Their commission basis was 3.95% up to $350,000 and 2% thereafter. No Admin fee. After the challenge they agreed quite readily to 2% flat, plus GST. I was very impressed with how easily that was revised.
Later that afternoon, we decided to offer the role to the Waiheke Real Estate team.
No agent had suggested making any tarting up before showing. It seemed it would sell 'as-is' just fine.
The sales process
After papers were signed, they got to work. It was formally listed on a Thursday.
I was due to walk the Milford Track on the Sunday, leaving for Queenstown on Saturday morning. I wondered if there would be any action while I was away, but was to be completely uncontactable until the following Friday.
However, before I left, I did receive a phone offer from another consultant at Waiheke Real Estate - for the listed price, no conditions. Heck, that put me on the spot. However I had committed to consult other family members before agreeing anything and they were not contactable before I left for my trip.
After that thrilling week away, I returned to an anxious salesperson, plus another offer also for list price. Impressively, neither agent knew of the other's offer even though they were from the same office. They handled this aspect with a very straight bat.

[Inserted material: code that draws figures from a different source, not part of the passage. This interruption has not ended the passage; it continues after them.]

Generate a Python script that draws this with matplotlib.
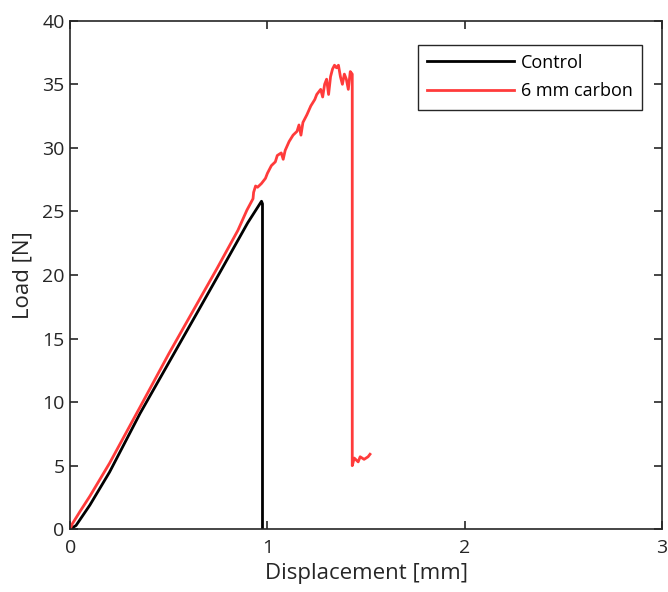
import matplotlib
matplotlib.use("Agg")
import matplotlib.pyplot as plt

plt.rcParams['font.family'] = ['Open Sans', 'DejaVu Sans']

# control specimen
ctrl_x = [0, 0.03, 0.1, 0.2, 0.354, 0.5, 0.65, 0.77, 0.9, 0.97, 0.975, 0.975]
ctrl_y = [0, 0.3, 1.9, 4.5, 9.1, 13.1, 17.2, 20.5, 24.1, 25.8, 25.6, 0]

# 6 mm carbon specimen
carb_x = [0, 0.01, 0.05, 0.1, 0.2, 0.354, 0.5, 0.744, 0.85, 0.896, 0.927,
          0.93, 0.94, 0.95, 0.97, 0.99, 1.0, 1.02, 1.04, 1.05, 1.07, 1.08, 1.09,
          1.11, 1.13, 1.15, 1.16, 1.17, 1.18, 1.2, 1.22, 1.24, 1.25, 1.27, 1.28,
          1.29, 1.3, 1.31, 1.32, 1.33, 1.34, 1.35, 1.36, 1.37, 1.38, 1.39, 1.40,
          1.41, 1.42, 1.43, 1.43, 1.44, 1.46, 1.47, 1.49, 1.51, 1.52]
carb_y = [0, 0.4, 1.4, 2.6, 5.2, 9.6, 13.8, 20.5, 23.5, 25.1, 26.0,
          26.5, 27.0, 26.9, 27.2, 27.6, 28.0, 28.6, 28.9, 29.4, 29.6, 29.1, 29.8,
          30.5, 31.0, 31.3, 31.8, 31.0, 32.0, 32.6, 33.3, 33.8, 34.2, 34.6, 34.0,
          35.0, 35.4, 34.2, 35.6, 36.2, 36.5, 36.3, 36.5, 35.6, 35.0, 35.8, 35.4,
          34.6, 36.0, 35.8, 5.0, 5.6, 5.3, 5.7, 5.5, 5.7, 5.9]

fig = plt.figure(figsize=(6.68, 5.92), dpi=100)
ax = fig.add_axes([0.105, 0.106, 0.886, 0.859])

ax.plot(ctrl_x, ctrl_y, color='black', lw=2, label='Control')
ax.plot(carb_x, carb_y, color='#ff3b3b', lw=2, label='6 mm carbon')

ax.set_xlim(0, 3)
ax.set_ylim(0, 40)
ax.set_xticks([0, 1, 2, 3])
ax.set_yticks(range(0, 41, 5))
ax.tick_params(direction='in', top=True, right=True, length=6, width=1.2,
               labelsize=14, colors='#262626')
ax.tick_params(axis='x', pad=7)
ax.tick_params(axis='y', pad=4)
for s in ax.spines.values():
    s.set_color('#262626')
    s.set_linewidth(1.2)

ax.set_xlabel('Displacement [mm]', fontsize=16, color='#262626', labelpad=4)
ax.set_ylabel('Load [N]', fontsize=16, color='#262626', labelpad=6)

leg = ax.legend(loc='upper right', bbox_to_anchor=(0.966, 0.953),
                borderaxespad=0, fontsize=13,
                handlelength=4.8, handletextpad=0.4, fancybox=False,
                framealpha=1, edgecolor='#262626', borderpad=0.5,
                labelspacing=0.6)
leg.get_frame().set_linewidth(1.0)

fig.savefig('out.png', dpi=100)
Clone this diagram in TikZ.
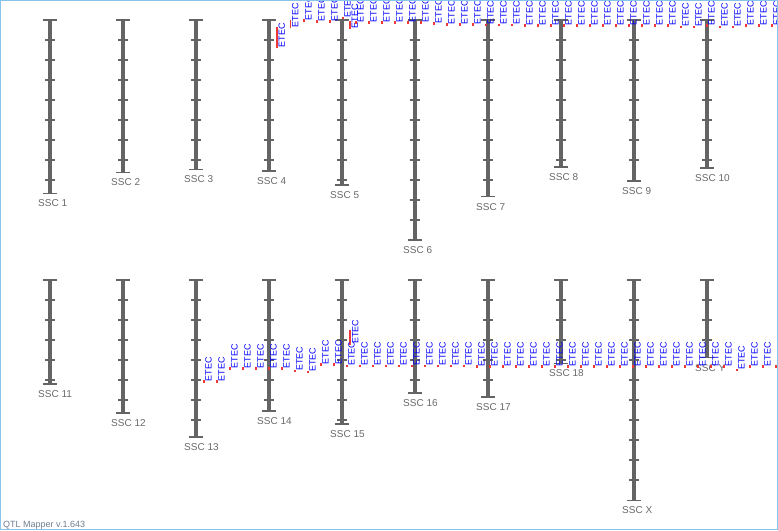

Two of us agreed to meet the agents on the Sunday to review their offers, but as both offers were essentially the same, I emailed both with this fact, suggesting they re-contacted their buyers.
On the day, we had three offers (after only about 10 days). It seemed too fast. Our choices were to accept one now, or wait for an even higher price.
We decided that as the listing price was way above our initial expectations anyway, and the goal was to sell, we would sell on the Sunday.
One offer was presented unchanged at the asking price, closing quickly with no conditions (other than due diligence).
The second offer was revised $500 higher than the asking price, also with no conditions and quick closing (and standard due diligence).
The third offer was for $2,000 above the asking price, no conditions and a much longer closing time, well into mid July.
The closing time did not concern us. Not only did we need a little extra time to clear the house, we as a family enjoy visiting the property with its fantastic views. But the house needs a lot done to it to bring it up to date.
We accepted the third offer. (The buyer was a local.)
This was an easy, respectful process, handled professionally by everyone involved. In theory we undoubtedly paid more in commission than if we had listed it ourselves just on Trade Me Property,. but frankly, we would have listed it there for only about +20% over Council valuation. I went with the agent's recommendation suspecting it was pitched far too high for this house. But I was wrong.
OK. Now tell me what we could have improved on.
And, yes I know, in a strong rising market 'anyone' could sell this house, basic as it may be. But I still think the agent provided reasonable value - and very good service.